A new definition of beauty to be presented Thursday, February 25

Lindsay and Lexie Kite
Lindsay (left) and Lexie (right) Kite will be presenting on Thursday, Feb. 25, 2016. (Matt Clayton Photography)

Beauty Redefined founders Lindsay and Lexie Kite will seek to empower listeners with their lecture at 11:00 a.m. on Thursday, Feb. 25, at the Wilkinson Center’s Garden Court.

Their lecture will be hosted by BYU’s Women’s Services and Resources as the last of three presentations during National Eating Disorders Awareness week, which focuses on empowerment and overall health.

Even though their message may be contrary to messages in the media and interpersonal communication, Lexie said, “We are excited to be able to help, hopefully a large crowd of people, to recognize that women are more than bodies and that when we can better learn that, then it helps us to be so much happier and healthier and more empowered at the end of the day.”
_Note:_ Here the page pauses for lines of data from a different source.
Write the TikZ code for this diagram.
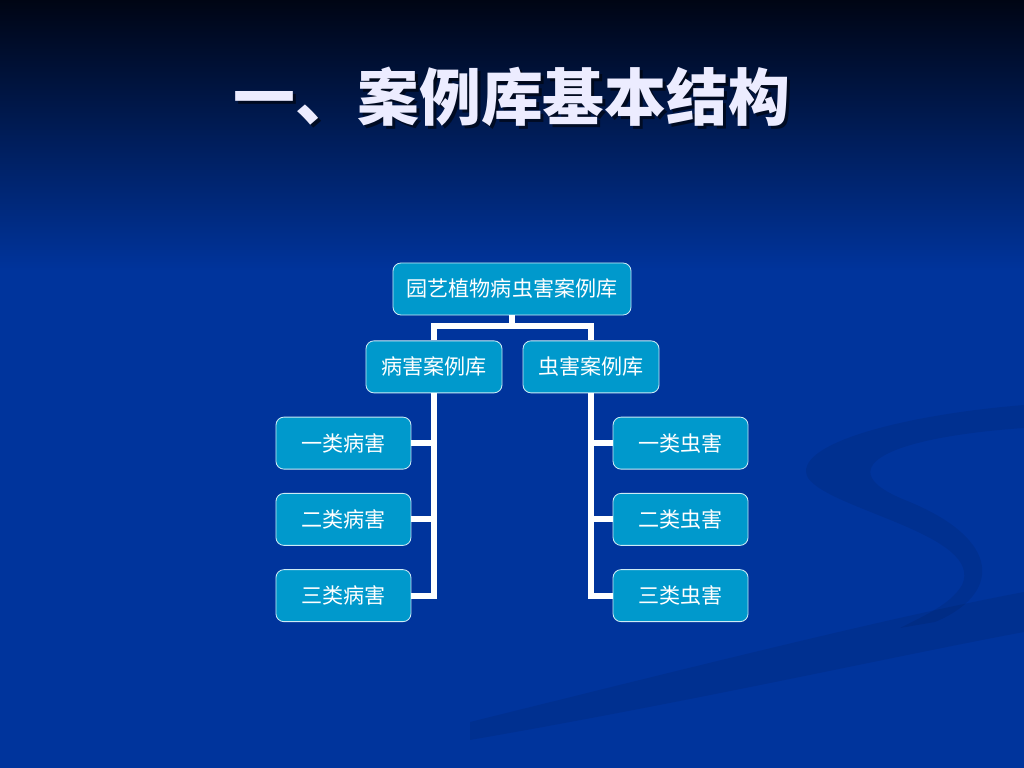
\documentclass[tikz,border=0pt]{standalone}
\usepackage{fontspec}
\setmainfont{Noto Sans CJK SC}
\usetikzlibrary{positioning}
\definecolor{slideblue}{RGB}{0,52,156}
\definecolor{slidetop}{RGB}{0,5,20}
\definecolor{boxfill}{RGB}{0,153,204}
\definecolor{titlewhite}{RGB}{236,236,255}
\tikzstyle{casebox} = [rectangle, rounded corners=0.2cm, fill=boxfill,
draw=white!80!boxfill, line width=0.6pt, text=white, inner sep=0pt,
minimum height=1.3cm, font=\fontsize{15}{15}\selectfont, node distance=0.625cm]
\tikzstyle{sub} = [casebox, minimum width=3.4cm]
\tikzstyle{leaf} = [casebox, minimum width=3.375cm, node distance=0.585cm]
\tikzstyle{link} = [draw=white, line width=0.15cm]
\tikzstyle{swirl} = [fill=black, opacity=0.07]
\newcommand{\branch}[3]{ %
  % Join parent #1 to every leaf in #2 at its side #3.
  \foreach \y in {#2} { %
    \draw[link] (#1.south) |- (\y.#3) ;%
  } ;
}

\begin{document}
\begin{tikzpicture}[x=0.025cm, y=-0.025cm]
  \useasboundingbox (0,0) rectangle (1024,768);
  \fill[slideblue] (0,0) rectangle (1024,768);
  \shade[top color=slidetop, bottom color=slideblue] (0,0) rectangle (1024,270);
  % faint swirl in the background
  \fill[swirl] (1024,405) .. controls (900,415) and (790,445) .. (808,478)
    .. controls (830,510) and (985,535) .. (962,585)
    .. controls (950,605) and (925,615) .. (900,628)
    -- (935,622) .. controls (1000,595) and (1005,540) .. (905,500)
    .. controls (830,470) and (880,438) .. (1024,428) -- cycle;
  \fill[swirl] (470,722) .. controls (700,665) and (900,615) .. (1024,592)
    -- (1024,632) .. controls (900,655) and (700,700) .. (470,740) -- cycle;

  \node[text=black, opacity=0.55, font=\fontsize{44}{44}\selectfont\bfseries]
    (shadow) at (515,100) {一、案例库基本结构};
  \node[text=titlewhite, font=\fontsize{44}{44}\selectfont\bfseries]
    (title) at (512,97) {一、案例库基本结构};

  \node[casebox, minimum width=5.95cm] (lib) at (512,289) {园艺植物病虫害案例库};
  \node[sub, below=of lib, xshift=-1.95cm] (bing) {病害案例库};
  \node[sub, below=of lib, xshift=1.975cm] (chong) {虫害案例库};

  \node[leaf, below=of bing, xshift=-2.2625cm] (b1) {一类病害};
  \node[leaf, below=of b1] (b2) {二类病害};
  \node[leaf, below=of b2] (b3) {三类病害};
  \node[leaf, below=of chong, xshift=2.2375cm] (c1) {一类虫害};
  \node[leaf, below=of c1] (c2) {二类虫害};
  \node[leaf, below=of c2] (c3) {三类虫害};

  \coordinate[below=0.275cm of lib] (hub);
  \draw[link] (lib.south) -- (hub);
  \draw[link] (bing.north) -- (bing.north |- hub) -- (chong.north |- hub) -- (chong.north);
  \branch{bing}{b1,b2,b3}{east}
  \branch{chong}{c1,c2,c3}{west}
\end{tikzpicture}
\end{document}
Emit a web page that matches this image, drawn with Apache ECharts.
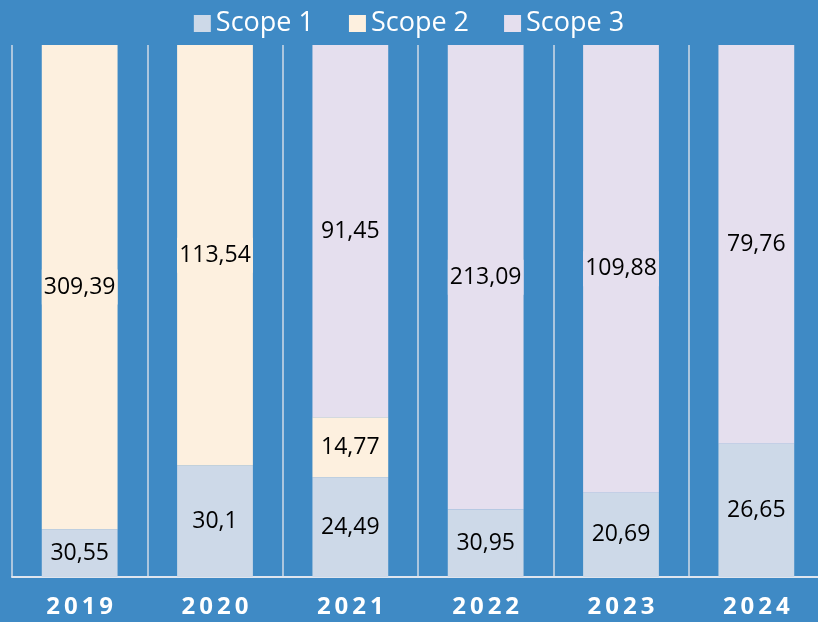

“We love to pack the place,” Lexie said. Although their research is focused on women and girls she said, “We speak to guys all the time because we need you as allies.”

“We did our Ph.D.s in media and body image work,” Lexie said, “so we help people understand that when you can learn to respect your body as more than just a decoration or an ornament that you can learn to take better care of yourself.”

Megan Kennedy
Megan Kennedy is a senior studying dietetics at BYU. She is also the Nutrition and Wellness Specialist for Women’s Services and Resources at BYU. (Coben Hoch)
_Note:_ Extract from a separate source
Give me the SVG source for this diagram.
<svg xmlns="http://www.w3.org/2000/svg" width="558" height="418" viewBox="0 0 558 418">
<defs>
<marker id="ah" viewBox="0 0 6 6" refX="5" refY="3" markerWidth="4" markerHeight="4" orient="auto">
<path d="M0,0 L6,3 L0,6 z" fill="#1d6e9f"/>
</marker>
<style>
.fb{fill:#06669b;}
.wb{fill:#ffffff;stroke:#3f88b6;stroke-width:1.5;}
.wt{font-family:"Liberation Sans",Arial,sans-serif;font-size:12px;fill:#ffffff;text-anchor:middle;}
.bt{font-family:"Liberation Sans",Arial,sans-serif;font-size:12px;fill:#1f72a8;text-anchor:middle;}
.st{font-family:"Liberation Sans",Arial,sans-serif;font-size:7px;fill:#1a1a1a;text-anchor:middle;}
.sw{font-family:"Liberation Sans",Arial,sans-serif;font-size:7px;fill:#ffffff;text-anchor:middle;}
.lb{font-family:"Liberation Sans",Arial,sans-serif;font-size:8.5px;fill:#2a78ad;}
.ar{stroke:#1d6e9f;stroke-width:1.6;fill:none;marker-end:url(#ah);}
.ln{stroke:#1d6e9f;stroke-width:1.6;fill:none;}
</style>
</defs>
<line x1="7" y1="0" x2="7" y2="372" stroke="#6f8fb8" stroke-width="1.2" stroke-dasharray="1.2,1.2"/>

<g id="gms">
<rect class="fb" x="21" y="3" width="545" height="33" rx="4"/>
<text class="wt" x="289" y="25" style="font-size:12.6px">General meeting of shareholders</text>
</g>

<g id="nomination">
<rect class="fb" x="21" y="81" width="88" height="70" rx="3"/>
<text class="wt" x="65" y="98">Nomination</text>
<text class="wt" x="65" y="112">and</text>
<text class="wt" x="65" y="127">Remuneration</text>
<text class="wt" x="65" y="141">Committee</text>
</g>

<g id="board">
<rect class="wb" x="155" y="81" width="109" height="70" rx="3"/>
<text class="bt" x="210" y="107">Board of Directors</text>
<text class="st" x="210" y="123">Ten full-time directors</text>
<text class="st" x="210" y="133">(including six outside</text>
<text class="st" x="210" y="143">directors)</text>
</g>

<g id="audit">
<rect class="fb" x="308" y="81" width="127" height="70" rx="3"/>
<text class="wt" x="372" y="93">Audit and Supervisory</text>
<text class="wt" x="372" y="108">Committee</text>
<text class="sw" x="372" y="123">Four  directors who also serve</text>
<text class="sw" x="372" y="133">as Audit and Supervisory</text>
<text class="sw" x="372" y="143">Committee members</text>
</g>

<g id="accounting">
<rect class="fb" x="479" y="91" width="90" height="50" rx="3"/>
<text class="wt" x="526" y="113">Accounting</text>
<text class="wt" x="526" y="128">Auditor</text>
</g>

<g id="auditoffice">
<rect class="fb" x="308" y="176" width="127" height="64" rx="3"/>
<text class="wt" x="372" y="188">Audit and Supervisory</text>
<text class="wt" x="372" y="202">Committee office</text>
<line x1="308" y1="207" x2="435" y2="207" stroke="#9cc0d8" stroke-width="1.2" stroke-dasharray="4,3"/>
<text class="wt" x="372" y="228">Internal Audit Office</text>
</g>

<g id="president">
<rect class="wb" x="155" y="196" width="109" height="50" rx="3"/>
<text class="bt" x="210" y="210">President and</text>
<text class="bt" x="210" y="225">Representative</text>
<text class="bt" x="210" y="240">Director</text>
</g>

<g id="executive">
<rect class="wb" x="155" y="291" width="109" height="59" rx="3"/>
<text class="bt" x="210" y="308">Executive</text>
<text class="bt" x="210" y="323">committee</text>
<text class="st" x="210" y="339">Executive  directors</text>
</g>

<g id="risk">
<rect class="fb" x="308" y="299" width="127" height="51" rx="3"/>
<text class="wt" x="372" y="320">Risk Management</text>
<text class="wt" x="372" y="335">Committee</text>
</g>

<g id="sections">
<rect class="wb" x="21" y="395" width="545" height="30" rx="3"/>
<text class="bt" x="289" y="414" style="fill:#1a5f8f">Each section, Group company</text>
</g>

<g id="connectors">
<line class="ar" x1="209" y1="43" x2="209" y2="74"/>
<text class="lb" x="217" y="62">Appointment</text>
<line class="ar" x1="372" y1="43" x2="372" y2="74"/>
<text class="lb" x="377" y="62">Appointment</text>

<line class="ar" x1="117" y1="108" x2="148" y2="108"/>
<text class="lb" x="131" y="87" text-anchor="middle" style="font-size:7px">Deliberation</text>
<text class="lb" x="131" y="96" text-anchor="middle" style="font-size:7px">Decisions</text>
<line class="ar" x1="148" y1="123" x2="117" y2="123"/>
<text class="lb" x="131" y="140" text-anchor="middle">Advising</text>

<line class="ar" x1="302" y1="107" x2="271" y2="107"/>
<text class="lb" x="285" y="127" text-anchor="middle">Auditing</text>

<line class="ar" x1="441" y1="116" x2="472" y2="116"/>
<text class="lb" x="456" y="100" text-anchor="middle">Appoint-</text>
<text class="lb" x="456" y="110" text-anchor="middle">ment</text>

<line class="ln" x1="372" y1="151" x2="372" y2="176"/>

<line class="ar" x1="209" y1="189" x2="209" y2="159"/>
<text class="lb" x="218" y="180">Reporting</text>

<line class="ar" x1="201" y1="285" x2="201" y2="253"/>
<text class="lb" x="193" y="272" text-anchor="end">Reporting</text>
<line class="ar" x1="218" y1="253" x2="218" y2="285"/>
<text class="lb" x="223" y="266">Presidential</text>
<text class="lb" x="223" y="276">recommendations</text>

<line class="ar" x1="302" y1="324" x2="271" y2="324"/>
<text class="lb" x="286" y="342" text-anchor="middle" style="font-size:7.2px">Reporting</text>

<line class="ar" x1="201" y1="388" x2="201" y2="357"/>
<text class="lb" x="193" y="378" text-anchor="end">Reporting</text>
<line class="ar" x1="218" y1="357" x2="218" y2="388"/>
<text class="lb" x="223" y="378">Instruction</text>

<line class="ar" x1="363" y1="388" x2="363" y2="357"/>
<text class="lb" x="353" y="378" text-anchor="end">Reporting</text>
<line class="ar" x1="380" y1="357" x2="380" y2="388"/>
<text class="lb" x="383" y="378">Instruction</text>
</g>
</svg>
Beauty Refined tries reroute its audience’s focus away from physical appearance to emphasize the importance of other human traits.

BYU dietetics student Megan Kennedy is the nutrition and wellness specialist for BYU’s Women’s Services and Resources. She said weight should not be the sole indicator of health. There is a lot more to health than just weight. When individuals only equate weight with health, it can cause a lot of negative behaviors and thoughts.

Kennedy explained that the Kite’s definition of beauty is one of empowerment and of appreciating differences. Kennedy said it presents the idea that “your worth and what you can do is not based on how you look, and you are more than a body to look at.”

Kennedy thinks that the media is one of the main sources of negative pressure in relation to body image, but that society and the media are moving away from promoting a harmful body image. She used Barbie’s new dolls with varying body types as an example.

Lexie and her sister also believe that measurements such as heart rate and cholesterol levels are more important than waist size or BMI and hope individuals will focus more on overall health than external measurements. Lexie pointed out that according to current outside research “your activity level is a much better indicator of your health and fitness than anything else.”